AGAは、髪の毛の寿命を短くする脱毛症なのです。
AGA(男性型脱毛症)の発症・進行を抑制することができる成分は、2018年1月現在、フィナステリドとデュタステリドしか存在しません。
両方の成分の基本的な作用メカニズムは同じで、DHT(ジヒドロテストステロン)の血中濃度を低下させます。
ほぼ100%に近い確率で、AGAの発症を抑制することができます。
つまり、これ以上髪の毛が薄くならなくなる訳です。
だだし、発毛効果はありません。
AGA治療では、フィナステリドかデュタステリドが主成分の育毛剤と、発毛効果のある成分が含まれている育毛剤を併用するのが効果的です。
最近では、標準的な治療法になりつつあります。
AGA(男性型脱毛症)はシャンプーでは治せません。
誤解のないように補足すると、AGAに効果のあるシャンプーは存在します。
科学的な根拠があるので、医薬品として承認されています。
ただし、シャンプーだけでは、AGAの発症・進行を抑制することは不可能です。
あくまで、補助的な役割しかありません。
知り合いが某カツラメーカーから紹介されてシャンプーは医薬部外品です。
この時点で、AGAが治る訳がありません。
そのシャンプーに使用されている成分は、以下のとおりです。
某カツラメーカーから紹介されてシャンプーの成分
(有効成分)グリチルリチン酸2K、ピロクトンオラミン
(その他の成分)POEラウリルエーテル酢酸Na、ラウリン酸アミドプロピルベタイン液、ヤシ油脂肪酸メチルタウリンNa、ヤシ油脂肪酸ジエタノールアミド、POEセチルエーテル、ラウリン酸アミドプロピルジメチルアミンオキシド液、塩化トリメチルアンモニオヒドロキシプロピルヒドロキシエチルセルロース、ステアリン酸ジエチルアミノエチルアミド、塩化ジメチルジアリルアンモニウム・アクリルアミド共重合体液、メントール、ユーカリ油、N-カプリロイルアシルグリシン、米抽出物加水分解液、メタクリロイルオキシエチルホスホリルコリン・メタクリル酸ブチル共重合体液、グリコシルトレハロース・水添デンプン分解物混合溶液、加水分解ヒアルロン酸、ムクロジエキス、イソステアロイル水解コラーゲンAMPD塩、DPG、グリセリンエチルヘキシルエーテル、トリオクタン酸グリセリル、ホホバ油、アスパラギン酸、シャクヤクエキス、シア脂、オウバクエキス、ラベンダー油、オレンジ油、ハッカ油、チョウジ油、フェノキシエタノール、クエン酸
「有効成分」とは、医薬部外品の表示に表示されるもので、効力をもつ成分のことです。
シャンプーの場合は、髪の毛の良い影響を与える成分のことです。
「その他の成分」は、あまり影響力のない成分のことです。
有効成分のグリチルリチン酸2Kには、抗炎症作用や抗アレルギー作用、殺菌作用などがあります。
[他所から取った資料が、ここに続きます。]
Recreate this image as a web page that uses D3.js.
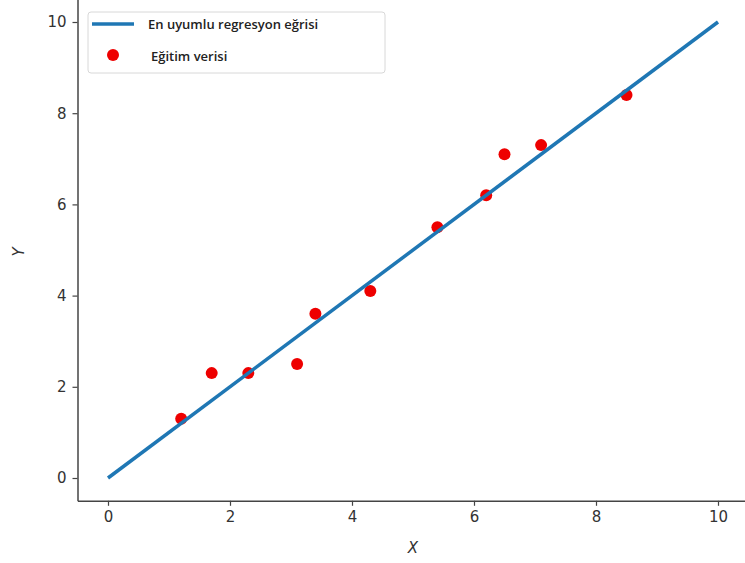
<!DOCTYPE html>
<html>
<head>
<meta charset="utf-8">
<script src="https://cdn.jsdelivr.net/npm/d3@7"></script>
<style>
  body { margin: 0; background: #fff; }
  svg { display: block; }
</style>
</head>
<body>
<svg id="chart" width="745" height="563"></svg>
<script>
// training points
const trainX = [1.2, 1.7, 2.3, 3.1, 3.4, 4.3, 5.4, 6.2, 6.5, 7.1, 8.5];
const trainY = [1.3, 2.3, 2.3, 2.5, 3.6, 4.1, 5.5, 6.2, 7.1, 7.3, 8.4];
// best-fit line endpoints
const lineX = [0, 10];
const lineY = [0, 10];
const xTicks = [0, 2, 4, 6, 8, 10];
const yTicks = [0, 2, 4, 6, 8, 10];
const legendLabels = ["En uyumlu regresyon eğrisi", "Eğitim verisi"];

const svg = d3.select("#chart");
const width = 745, height = 563;

// axes run from -0.5 to 10.5, right/top spines fall off the picture
const x = d3.scaleLinear().domain([-0.5, 10.5]).range([77.5, 748.5]);
const y = d3.scaleLinear().domain([-0.5, 10.5]).range([500.8, -0.8]);

const g = svg.append("g");

// points first, line drawn over them
g.selectAll(".pt")
  .data(trainX.map((d, i) => ({ x: d, y: trainY[i] })))
  .enter()
  .append("circle")
  .attr("cx", d => x(d.x))
  .attr("cy", d => y(d.y))
  .attr("r", 6)
  .attr("fill", "#ee0000");

g.append("path")
  .datum(lineX.map((d, i) => [d, lineY[i]]))
  .attr("d", d3.line().x(d => x(d[0])).y(d => y(d[1])))
  .attr("stroke", "#1f77b4")
  .attr("stroke-width", 3.5)
  .attr("fill", "none");

// axes
const xAxis = g.append("g")
  .attr("transform", `translate(0,${y(-0.5)})`)
  .call(d3.axisBottom(x).tickValues(xTicks).tickSize(5).tickPadding(6).tickSizeOuter(0));
const yAxis = g.append("g")
  .attr("transform", `translate(${x(-0.5)},0)`)
  .call(d3.axisLeft(y).tickValues(yTicks).tickSize(5).tickPadding(6).tickSizeOuter(0));

[xAxis, yAxis].forEach(a => {
  a.select(".domain").attr("stroke", "#444").attr("stroke-width", 1.5);
  a.selectAll(".tick line").attr("stroke", "#444").attr("stroke-width", 1.2);
  a.selectAll(".tick text")
    .attr("fill", "#333")
    .style("font-family", "'DejaVu Sans', sans-serif")
    .style("font-size", "15px");
});

svg.append("text")
  .attr("x", 413).attr("y", 553)
  .attr("text-anchor", "middle")
  .style("font-family", "'DejaVu Sans', sans-serif")
  .style("font-style", "italic")
  .style("font-size", "15px")
  .attr("fill", "#333")
  .text("X");

svg.append("text")
  .attr("transform", "translate(24,252) rotate(-90)")
  .attr("text-anchor", "middle")
  .style("font-family", "'DejaVu Sans', sans-serif")
  .style("font-style", "italic")
  .style("font-size", "15px")
  .attr("fill", "#333")
  .text("Y");

// legend
const leg = svg.append("g").attr("transform", "translate(88,12)");
leg.append("rect")
  .attr("width", 297).attr("height", 61).attr("rx", 3)
  .attr("fill", "#fff").attr("stroke", "#d8d8d8");
leg.append("line")
  .attr("x1", 4).attr("x2", 46).attr("y1", 12).attr("y2", 12)
  .attr("stroke", "#1f77b4").attr("stroke-width", 3.5);
leg.append("circle")
  .attr("cx", 25).attr("cy", 43).attr("r", 6).attr("fill", "#ee0000");
leg.selectAll(".lab")
  .data(legendLabels)
  .enter()
  .append("text")
  .attr("x", (d, i) => i === 0 ? 60 : 63)
  .attr("y", (d, i) => i === 0 ? 17 : 49)
  .style("font-family", "'Open Sans', sans-serif")
  .style("font-weight", 600)
  .style("font-size", "13px")
  .attr("fill", "#222")
  .text(d => d);
</script>
</body>
</html>
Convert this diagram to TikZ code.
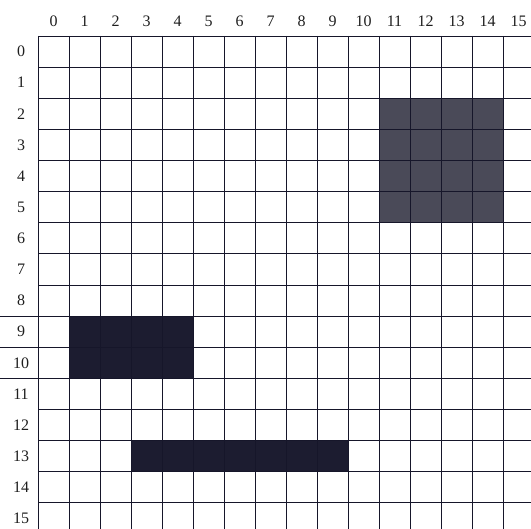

頭皮環境を良くする効果はありますが、AGA(男性型脱毛症)に対しては全く効果がありません。
もうひとつの有効成分ピロクトンオラミンは、殺菌薬として、よく育毛シャンプーに配合される成分です。
もちろん、AGAに対しては全く効果がありません。
某カツラメーカーから紹介されたシャンプーは、一般的に市販されているシャンプーと同じような成分が使用されています。
AGA(男性型脱毛症)はシャンプーでは治せないと思って下さい。
医薬品や施術による医療行為でなければ、薄くなってしまった部分から髪の毛を生やすことは難しいのが現実です。
最後まで読んで頂きありがとうございました。